-- START OF MATERIAL PROVIDED --

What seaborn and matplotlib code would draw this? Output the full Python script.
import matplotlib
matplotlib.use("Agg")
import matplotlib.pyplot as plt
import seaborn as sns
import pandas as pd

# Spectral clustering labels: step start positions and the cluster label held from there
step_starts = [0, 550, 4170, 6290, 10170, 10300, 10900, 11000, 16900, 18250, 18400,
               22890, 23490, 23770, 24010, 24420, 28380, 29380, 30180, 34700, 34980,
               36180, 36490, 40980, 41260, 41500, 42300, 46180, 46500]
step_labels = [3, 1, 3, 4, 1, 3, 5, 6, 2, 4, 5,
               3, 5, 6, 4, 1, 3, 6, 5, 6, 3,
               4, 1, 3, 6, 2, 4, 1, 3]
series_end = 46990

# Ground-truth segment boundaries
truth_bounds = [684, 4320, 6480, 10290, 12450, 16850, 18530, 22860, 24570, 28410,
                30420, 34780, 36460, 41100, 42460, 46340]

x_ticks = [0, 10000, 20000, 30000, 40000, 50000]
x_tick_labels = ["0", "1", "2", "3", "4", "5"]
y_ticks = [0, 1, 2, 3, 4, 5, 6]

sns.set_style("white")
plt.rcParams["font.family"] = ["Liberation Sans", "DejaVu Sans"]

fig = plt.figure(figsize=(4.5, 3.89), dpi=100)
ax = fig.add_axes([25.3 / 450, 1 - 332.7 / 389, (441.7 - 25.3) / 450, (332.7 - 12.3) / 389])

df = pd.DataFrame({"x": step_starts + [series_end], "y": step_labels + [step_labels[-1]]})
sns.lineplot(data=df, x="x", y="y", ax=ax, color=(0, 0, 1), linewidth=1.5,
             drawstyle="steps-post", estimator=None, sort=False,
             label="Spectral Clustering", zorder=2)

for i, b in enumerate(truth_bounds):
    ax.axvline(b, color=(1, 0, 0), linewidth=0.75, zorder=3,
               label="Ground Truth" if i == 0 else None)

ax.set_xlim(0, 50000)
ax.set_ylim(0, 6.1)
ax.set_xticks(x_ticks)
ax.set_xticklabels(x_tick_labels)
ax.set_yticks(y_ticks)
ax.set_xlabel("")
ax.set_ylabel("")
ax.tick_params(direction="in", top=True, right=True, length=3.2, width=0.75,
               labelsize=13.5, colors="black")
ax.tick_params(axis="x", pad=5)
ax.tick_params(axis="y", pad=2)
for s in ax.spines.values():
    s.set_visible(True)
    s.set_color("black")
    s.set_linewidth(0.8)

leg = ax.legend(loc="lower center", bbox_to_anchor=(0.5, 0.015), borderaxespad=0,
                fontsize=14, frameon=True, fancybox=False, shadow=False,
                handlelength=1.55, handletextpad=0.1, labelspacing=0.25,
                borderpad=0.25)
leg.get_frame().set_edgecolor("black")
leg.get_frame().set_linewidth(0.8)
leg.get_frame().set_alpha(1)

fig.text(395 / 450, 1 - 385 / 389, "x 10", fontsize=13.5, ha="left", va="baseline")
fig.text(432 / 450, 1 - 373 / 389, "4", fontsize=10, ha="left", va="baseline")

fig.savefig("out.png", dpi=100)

-- END OF MATERIAL PROVIDED --
-- START OF MATERIAL PROVIDED --

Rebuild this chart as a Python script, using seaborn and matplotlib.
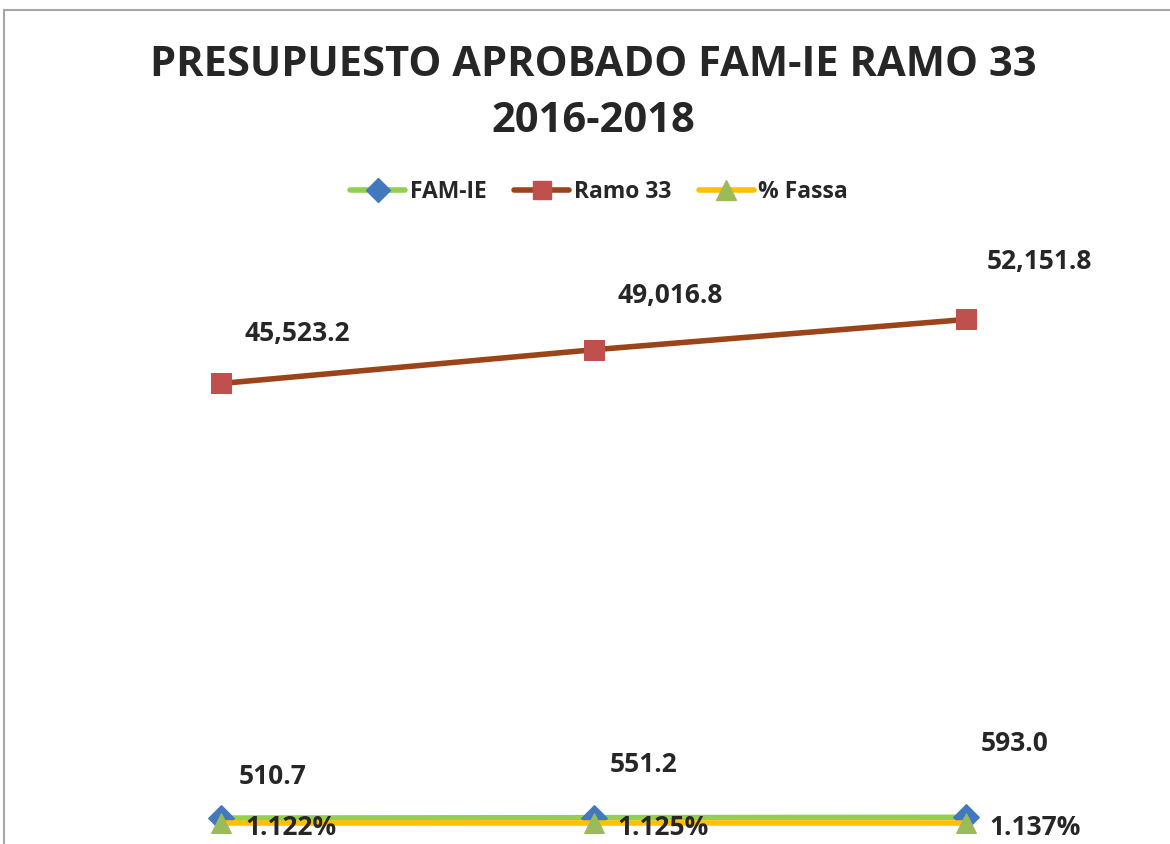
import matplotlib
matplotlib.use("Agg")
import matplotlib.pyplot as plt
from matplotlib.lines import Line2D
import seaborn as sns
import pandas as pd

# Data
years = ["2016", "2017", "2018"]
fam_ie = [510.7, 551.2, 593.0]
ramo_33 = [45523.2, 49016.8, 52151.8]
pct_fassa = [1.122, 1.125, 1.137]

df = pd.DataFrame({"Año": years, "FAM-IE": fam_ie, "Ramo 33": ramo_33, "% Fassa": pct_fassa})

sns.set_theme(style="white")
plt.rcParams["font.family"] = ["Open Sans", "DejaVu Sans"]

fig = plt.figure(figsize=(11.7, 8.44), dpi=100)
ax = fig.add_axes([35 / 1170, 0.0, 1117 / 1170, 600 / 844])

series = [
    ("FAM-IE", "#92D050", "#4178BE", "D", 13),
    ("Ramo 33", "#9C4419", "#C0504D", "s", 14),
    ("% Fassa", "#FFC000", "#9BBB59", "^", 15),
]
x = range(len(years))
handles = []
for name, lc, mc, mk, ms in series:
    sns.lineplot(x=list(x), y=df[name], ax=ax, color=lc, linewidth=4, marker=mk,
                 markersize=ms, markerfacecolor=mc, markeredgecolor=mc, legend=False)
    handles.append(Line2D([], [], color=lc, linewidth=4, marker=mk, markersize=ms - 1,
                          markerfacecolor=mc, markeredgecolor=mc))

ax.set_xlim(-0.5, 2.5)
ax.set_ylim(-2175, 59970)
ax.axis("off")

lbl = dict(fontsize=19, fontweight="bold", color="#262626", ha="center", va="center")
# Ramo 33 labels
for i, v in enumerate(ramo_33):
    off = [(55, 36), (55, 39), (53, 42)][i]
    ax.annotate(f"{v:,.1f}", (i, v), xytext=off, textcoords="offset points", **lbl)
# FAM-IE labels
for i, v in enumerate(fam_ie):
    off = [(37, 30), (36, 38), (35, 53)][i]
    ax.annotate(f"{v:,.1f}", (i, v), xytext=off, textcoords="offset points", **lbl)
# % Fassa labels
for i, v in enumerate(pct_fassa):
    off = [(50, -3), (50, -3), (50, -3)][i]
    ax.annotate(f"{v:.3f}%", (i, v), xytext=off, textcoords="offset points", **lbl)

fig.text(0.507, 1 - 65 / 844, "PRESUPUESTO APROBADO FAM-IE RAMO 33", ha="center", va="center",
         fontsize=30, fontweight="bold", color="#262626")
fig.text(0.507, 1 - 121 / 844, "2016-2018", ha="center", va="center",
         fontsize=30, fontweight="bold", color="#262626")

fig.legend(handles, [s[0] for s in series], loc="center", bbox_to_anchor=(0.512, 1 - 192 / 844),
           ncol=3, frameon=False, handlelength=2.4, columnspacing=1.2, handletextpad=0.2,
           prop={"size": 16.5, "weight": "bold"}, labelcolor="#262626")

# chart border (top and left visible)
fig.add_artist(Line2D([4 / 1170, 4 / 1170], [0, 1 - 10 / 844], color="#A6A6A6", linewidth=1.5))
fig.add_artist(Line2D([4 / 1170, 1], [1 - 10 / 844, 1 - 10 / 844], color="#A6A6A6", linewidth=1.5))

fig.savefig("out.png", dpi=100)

-- END OF MATERIAL PROVIDED --

§ **INSTRUCTIONS FOR THE TASK**
Print, without alteration, the lines from the line with "What seaborn and" to the line with "series_end = 46990". Include both of them, and omit every other line.

§ **SOLUTION BELOW**
What seaborn and matplotlib code would draw this? Output the full Python script.
import matplotlib
matplotlib.use("Agg")
import matplotlib.pyplot as plt
import seaborn as sns
import pandas as pd

# Spectral clustering labels: step start positions and the cluster label held from there
step_starts = [0, 550, 4170, 6290, 10170, 10300, 10900, 11000, 16900, 18250, 18400,
               22890, 23490, 23770, 24010, 24420, 28380, 29380, 30180, 34700, 34980,
               36180, 36490, 40980, 41260, 41500, 42300, 46180, 46500]
step_labels = [3, 1, 3, 4, 1, 3, 5, 6, 2, 4, 5,
               3, 5, 6, 4, 1, 3, 6, 5, 6, 3,
               4, 1, 3, 6, 2, 4, 1, 3]
series_end = 46990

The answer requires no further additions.